━━━ SOURCE EXCERPT ━━━

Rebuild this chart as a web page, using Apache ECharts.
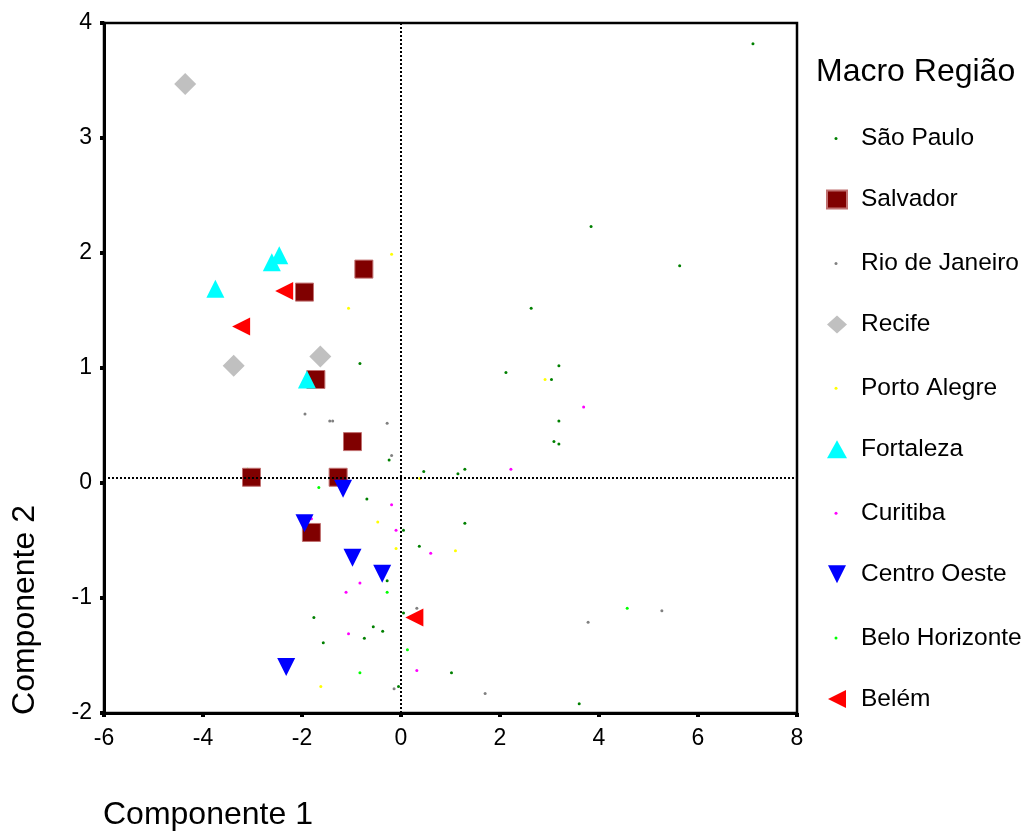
<!DOCTYPE html>
<html>
<head>
<meta charset="utf-8">
<script src="https://cdn.jsdelivr.net/npm/echarts@6/dist/echarts.min.js"></script>
<style>html,body{margin:0;padding:0;background:#fff}#c{width:1029px;height:832px}</style>
</head>
<body>
<div id="c"></div>
<script>
// Series names (legend order)
const seriesNames = ['São Paulo','Salvador','Rio de Janeiro','Recife','Porto Alegre','Fortaleza','Curitiba','Centro Oeste','Belo Horizonte','Belém'];
// Tick labels
const xTicks = [-6,-4,-2,0,2,4,6,8];
const yTicks = [-2,-1,0,1,2,3,4];
// Reference lines
const refX = 0;
const refY = 0.05;

// [Componente 1, Componente 2]
const saoPaulo = [[7.11,3.82],[3.84,2.23],[5.63,1.89],[2.63,1.52],[2.12,0.96],[3.19,1.02],[3.04,0.90],[3.19,0.54],[3.09,0.36],[3.19,0.34],[0.46,0.10],[1.15,0.08],[1.29,0.12],[-0.83,1.04],[-0.24,0.20],[-0.69,-0.14],[0.05,-0.41],[-0.28,-0.85],[0.05,-1.13],[-1.76,-1.17],[-0.56,-1.25],[-0.37,-1.29],[-0.74,-1.35],[-1.57,-1.39],[-0.05,-1.77],[1.29,-0.35],[0.37,-0.55],[1.02,-1.65],[3.60,-1.92]];
const salvador = [[-0.75,1.86],[-1.95,1.66],[-1.72,0.90],[-0.98,0.36],[-3.02,0.05],[-1.27,0.05],[-1.81,-0.43]];
const rioDeJaneiro = [[-1.94,0.60],[-1.44,0.54],[-1.38,0.54],[-0.28,0.52],[-0.19,0.24],[-0.14,-1.79],[0.32,-1.09],[5.27,-1.11],[3.78,-1.21],[1.70,-1.83]];
const recife = [[-4.36,3.47],[-3.38,1.02],[-1.63,1.10]];
const portoAlegre = [[-0.19,1.99],[-1.06,1.52],[2.91,0.90],[0.38,0.04],[-0.47,-0.34],[-0.10,-0.57],[1.10,-0.59],[-1.62,-1.77]];
const fortaleza = [[-2.46,1.98],[-2.61,1.92],[-3.75,1.69],[-1.90,0.90]];
const curitiba = [[3.69,0.66],[2.22,0.12],[-0.19,-0.19],[-1.81,-0.31],[-0.10,-0.41],[-0.83,-0.87],[-1.11,-0.95],[-1.06,-1.31],[0.60,-0.61],[0.32,-1.63]];
const centroOeste = [[-1.17,-0.05],[-1.95,-0.35],[-0.98,-0.65],[-0.38,-0.79],[-2.32,-1.60]];
const beloHorizonte = [[-3.10,0.12],[-1.66,-0.04],[-0.28,-0.95],[0.13,-1.45],[-0.83,-1.65],[4.57,-1.09]];
const belem = [[-2.36,1.67],[-3.23,1.36],[0.27,-1.17]];

const FONT = '"Liberation Sans", Arial, sans-serif';
const DOWN = 'path://M0,0L10,0L5,10Z';
const LEFT = 'path://M0,5L10,0L10,10Z';

function dots(name, data, color) {
  return {name, type:'scatter', data, symbol:'circle', symbolSize:3,
    itemStyle:{color, opacity:1}, emphasis:{disabled:true}, z:2};
}
function big(name, data, symbol, size, color, style) {
  return {name, type:'scatter', data, symbol, symbolSize:size,
    itemStyle:Object.assign({color, opacity:1}, style||{}), emphasis:{disabled:true}, z:3};
}

const chart = echarts.init(document.getElementById('c'), null, {renderer:'canvas'});
const legendText = {fontSize:24.5, fontFamily:FONT, color:'#000', lineHeight:24, padding:[0,0,0,11]};

chart.setOption({
  animation:false,
  backgroundColor:'#fff',
  grid:{left:104, right:232, top:23, bottom:119, show:true, borderColor:'#000', borderWidth:2.5, backgroundColor:'transparent'},
  xAxis:{type:'value', min:-6, max:8, interval:2,
    axisLine:{show:true, onZero:false, lineStyle:{color:'#000', width:3}},
    axisTick:{show:true, length:4, lineStyle:{color:'#000', width:4}},
    axisLabel:{color:'#000', fontSize:23, fontFamily:FONT, margin:14,
      formatter:v => xTicks.includes(v) ? String(v) : ''},
    splitLine:{show:false}},
  yAxis:{type:'value', min:-2, max:4, interval:1,
    axisLine:{show:true, onZero:false, lineStyle:{color:'#000', width:3}},
    axisTick:{show:true, length:4, lineStyle:{color:'#000', width:4}},
    axisLabel:{color:'#000', fontSize:23, fontFamily:FONT, margin:12,
      formatter:v => yTicks.includes(v) ? String(v) : ''},
    splitLine:{show:false}},
  legend:[
    {orient:'vertical', left:834.5, top:126, padding:0, itemWidth:18, itemHeight:3, itemGap:99.9,
     selectedMode:false, icon:'circle', textStyle:legendText,
     data:[seriesNames[0],seriesNames[2],seriesNames[4],seriesNames[6],seriesNames[8]]},
    {orient:'vertical', left:826, top:187, padding:0, itemWidth:20, itemHeight:18, itemGap:99.9,
     selectedMode:false, textStyle:Object.assign({}, legendText, {padding:[0,0,0,9]}),
     data:[seriesNames[1],seriesNames[3],seriesNames[5],seriesNames[7],seriesNames[9]]}
  ],
  graphic:[
    {type:'text', x:816, y:72, style:{text:'Macro Região', font:'32px '+FONT, fill:'#000', verticalAlign:'middle', align:'left'}},
    {type:'text', x:103, y:815, style:{text:'Componente 1', font:'32px '+FONT, fill:'#000', verticalAlign:'middle', align:'left'}},
    {type:'text', x:25, y:610, rotation:Math.PI/2, style:{text:'Componente 2', font:'32px '+FONT, fill:'#000', verticalAlign:'middle', align:'center'}}
  ],
  series:[
    Object.assign(dots(seriesNames[0], saoPaulo, '#008000'), {
      markLine:{silent:true, symbol:'none', label:{show:false}, animation:false,
        lineStyle:{color:'#000', type:[2,2], width:2},
        data:[{xAxis:refX},{yAxis:refY}]}}),
    big(seriesNames[1], salvador, 'rect', 18, '#800000', {borderColor:'#c07070', borderWidth:1}),
    dots(seriesNames[2], rioDeJaneiro, '#808080'),
    big(seriesNames[3], recife, 'diamond', 22, '#c0c0c0'),
    dots(seriesNames[4], portoAlegre, '#ffff00'),
    big(seriesNames[5], fortaleza, 'triangle', 18, '#00ffff'),
    dots(seriesNames[6], curitiba, '#ff00ff'),
    big(seriesNames[7], centroOeste, DOWN, 18, '#0000ff'),
    dots(seriesNames[8], beloHorizonte, '#00ff00'),
    big(seriesNames[9], belem, LEFT, 18, '#ff0000')
  ]
});
</script>
</body>
</html>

━━━

**TASK STATEMENT:**
Copy out the whole listing exactly, and don't carry over any pictures.

**FINAL ANSWER:**
Rebuild this chart as a web page, using Apache ECharts.
<!DOCTYPE html>
<html>
<head>
<meta charset="utf-8">
<script src="https://cdn.jsdelivr.net/npm/echarts@6/dist/echarts.min.js"></script>
<style>html,body{margin:0;padding:0;background:#fff}#c{width:1029px;height:832px}</style>
</head>
<body>
<div id="c"></div>
<script>
// Series names (legend order)
const seriesNames = ['São Paulo','Salvador','Rio de Janeiro','Recife','Porto Alegre','Fortaleza','Curitiba','Centro Oeste','Belo Horizonte','Belém'];
// Tick labels
const xTicks = [-6,-4,-2,0,2,4,6,8];
const yTicks = [-2,-1,0,1,2,3,4];
// Reference lines
const refX = 0;
const refY = 0.05;

// [Componente 1, Componente 2]
const saoPaulo = [[7.11,3.82],[3.84,2.23],[5.63,1.89],[2.63,1.52],[2.12,0.96],[3.19,1.02],[3.04,0.90],[3.19,0.54],[3.09,0.36],[3.19,0.34],[0.46,0.10],[1.15,0.08],[1.29,0.12],[-0.83,1.04],[-0.24,0.20],[-0.69,-0.14],[0.05,-0.41],[-0.28,-0.85],[0.05,-1.13],[-1.76,-1.17],[-0.56,-1.25],[-0.37,-1.29],[-0.74,-1.35],[-1.57,-1.39],[-0.05,-1.77],[1.29,-0.35],[0.37,-0.55],[1.02,-1.65],[3.60,-1.92]];
const salvador = [[-0.75,1.86],[-1.95,1.66],[-1.72,0.90],[-0.98,0.36],[-3.02,0.05],[-1.27,0.05],[-1.81,-0.43]];
const rioDeJaneiro = [[-1.94,0.60],[-1.44,0.54],[-1.38,0.54],[-0.28,0.52],[-0.19,0.24],[-0.14,-1.79],[0.32,-1.09],[5.27,-1.11],[3.78,-1.21],[1.70,-1.83]];
const recife = [[-4.36,3.47],[-3.38,1.02],[-1.63,1.10]];
const portoAlegre = [[-0.19,1.99],[-1.06,1.52],[2.91,0.90],[0.38,0.04],[-0.47,-0.34],[-0.10,-0.57],[1.10,-0.59],[-1.62,-1.77]];
const fortaleza = [[-2.46,1.98],[-2.61,1.92],[-3.75,1.69],[-1.90,0.90]];
const curitiba = [[3.69,0.66],[2.22,0.12],[-0.19,-0.19],[-1.81,-0.31],[-0.10,-0.41],[-0.83,-0.87],[-1.11,-0.95],[-1.06,-1.31],[0.60,-0.61],[0.32,-1.63]];
const centroOeste = [[-1.17,-0.05],[-1.95,-0.35],[-0.98,-0.65],[-0.38,-0.79],[-2.32,-1.60]];
const beloHorizonte = [[-3.10,0.12],[-1.66,-0.04],[-0.28,-0.95],[0.13,-1.45],[-0.83,-1.65],[4.57,-1.09]];
const belem = [[-2.36,1.67],[-3.23,1.36],[0.27,-1.17]];

const FONT = '"Liberation Sans", Arial, sans-serif';
const DOWN = 'path://M0,0L10,0L5,10Z';
const LEFT = 'path://M0,5L10,0L10,10Z';

function dots(name, data, color) {
  return {name, type:'scatter', data, symbol:'circle', symbolSize:3,
    itemStyle:{color, opacity:1}, emphasis:{disabled:true}, z:2};
}
function big(name, data, symbol, size, color, style) {
  return {name, type:'scatter', data, symbol, symbolSize:size,
    itemStyle:Object.assign({color, opacity:1}, style||{}), emphasis:{disabled:true}, z:3};
}

const chart = echarts.init(document.getElementById('c'), null, {renderer:'canvas'});
const legendText = {fontSize:24.5, fontFamily:FONT, color:'#000', lineHeight:24, padding:[0,0,0,11]};

chart.setOption({
  animation:false,
  backgroundColor:'#fff',
  grid:{left:104, right:232, top:23, bottom:119, show:true, borderColor:'#000', borderWidth:2.5, backgroundColor:'transparent'},
  xAxis:{type:'value', min:-6, max:8, interval:2,
    axisLine:{show:true, onZero:false, lineStyle:{color:'#000', width:3}},
    axisTick:{show:true, length:4, lineStyle:{color:'#000', width:4}},
    axisLabel:{color:'#000', fontSize:23, fontFamily:FONT, margin:14,
      formatter:v => xTicks.includes(v) ? String(v) : ''},
    splitLine:{show:false}},
  yAxis:{type:'value', min:-2, max:4, interval:1,
    axisLine:{show:true, onZero:false, lineStyle:{color:'#000', width:3}},
    axisTick:{show:true, length:4, lineStyle:{color:'#000', width:4}},
    axisLabel:{color:'#000', fontSize:23, fontFamily:FONT, margin:12,
      formatter:v => yTicks.includes(v) ? String(v) : ''},
    splitLine:{show:false}},
  legend:[
    {orient:'vertical', left:834.5, top:126, padding:0, itemWidth:18, itemHeight:3, itemGap:99.9,
     selectedMode:false, icon:'circle', textStyle:legendText,
     data:[seriesNames[0],seriesNames[2],seriesNames[4],seriesNames[6],seriesNames[8]]},
    {orient:'vertical', left:826, top:187, padding:0, itemWidth:20, itemHeight:18, itemGap:99.9,
     selectedMode:false, textStyle:Object.assign({}, legendText, {padding:[0,0,0,9]}),
     data:[seriesNames[1],seriesNames[3],seriesNames[5],seriesNames[7],seriesNames[9]]}
  ],
  graphic:[
    {type:'text', x:816, y:72, style:{text:'Macro Região', font:'32px '+FONT, fill:'#000', verticalAlign:'middle', align:'left'}},
    {type:'text', x:103, y:815, style:{text:'Componente 1', font:'32px '+FONT, fill:'#000', verticalAlign:'middle', align:'left'}},
    {type:'text', x:25, y:610, rotation:Math.PI/2, style:{text:'Componente 2', font:'32px '+FONT, fill:'#000', verticalAlign:'middle', align:'center'}}
  ],
  series:[
    Object.assign(dots(seriesNames[0], saoPaulo, '#008000'), {
      markLine:{silent:true, symbol:'none', label:{show:false}, animation:false,
        lineStyle:{color:'#000', type:[2,2], width:2},
        data:[{xAxis:refX},{yAxis:refY}]}}),
    big(seriesNames[1], salvador, 'rect', 18, '#800000', {borderColor:'#c07070', borderWidth:1}),
    dots(seriesNames[2], rioDeJaneiro, '#808080'),
    big(seriesNames[3], recife, 'diamond', 22, '#c0c0c0'),
    dots(seriesNames[4], portoAlegre, '#ffff00'),
    big(seriesNames[5], fortaleza, 'triangle', 18, '#00ffff'),
    dots(seriesNames[6], curitiba, '#ff00ff'),
    big(seriesNames[7], centroOeste, DOWN, 18, '#0000ff'),
    dots(seriesNames[8], beloHorizonte, '#00ff00'),
    big(seriesNames[9], belem, LEFT, 18, '#ff0000')
  ]
});
</script>
</body>
</html>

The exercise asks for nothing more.